Using External Tables
Introduced in Oracle9i, Oracle’s external table feature offers a solution to define a table in the database while leaving the data stored outside of the database. Prior to Oracle Database 10g, external tables can be used only as read-only tables. In other words, if you create an external table for XML files, these files can be queries and the table can be joined with other tables. However, no DML operations, such as INSERT, UPDATE, and DELETE, are allowed on the external tables.

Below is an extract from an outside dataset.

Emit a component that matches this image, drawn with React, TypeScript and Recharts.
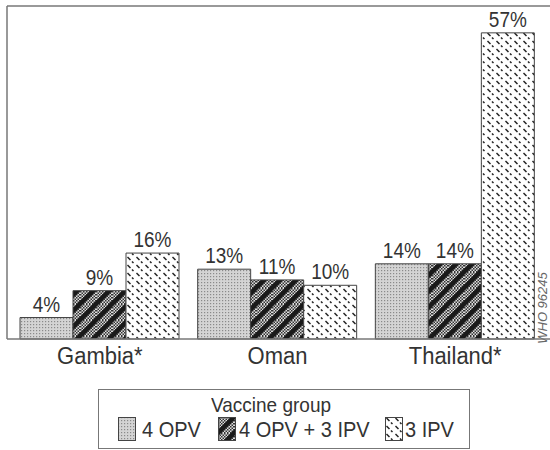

Note | In Oracle Database 10g, by using the ORACLE_DATAPUMP driver instead of the default ORACLE_DRIVER, you can write to external tables. |
In Oracle Database 10g, you can define VARCHAR2 and CLOB columns in external tables to store XML documents. The following example shows how you can create an external table with a CLOB column to store the XML documents. First, you need to create a DIRECTORY to read the data files:
CREATE DIRECTORY data_file_dir AS
'D:\xmlbook\Examples\Chapter9\src\xml';
GRANT READ, WRITE ON DIRECTORY data_file_dir TO demo;
Then, you can use this DIRECTORY to define an external table:
CREATE TABLE customer_xt (doc CLOB)
ORGANIZATION EXTERNAL
(
TYPE ORACLE_LOADER
DEFAULT DIRECTORY data_file_dir
ACCESS PARAMETERS
(
FIELDS (lobfn CHAR TERMINATED BY ',')
COLUMN TRANSFORMS (doc FROM lobfile (lobfn))
)
LOCATION ('xml.dat')
)
REJECT LIMIT UNLIMITED;
The xml.dat file follows:
customer1.xml
customer2.xml
If you describe the table, you can see the following definition:
SQL> DESC customer_xt;
Name Null? Type
----------------------------------------- -------- ------------------------
DOC CLOB
Then, you can query the XML document as follows:
SELECT XMLType(doc).extract('/Customer/EMAIL')
FROM customer_xt;
Though the query requires run-time XMLType creation and XPath evaluation, this approach is useful when applications just need a few queries on the XML data and don’t want to upload the XML data into database. In Oracle Database 10g, you cannot create external tables that contain pre-defined XMLType column types.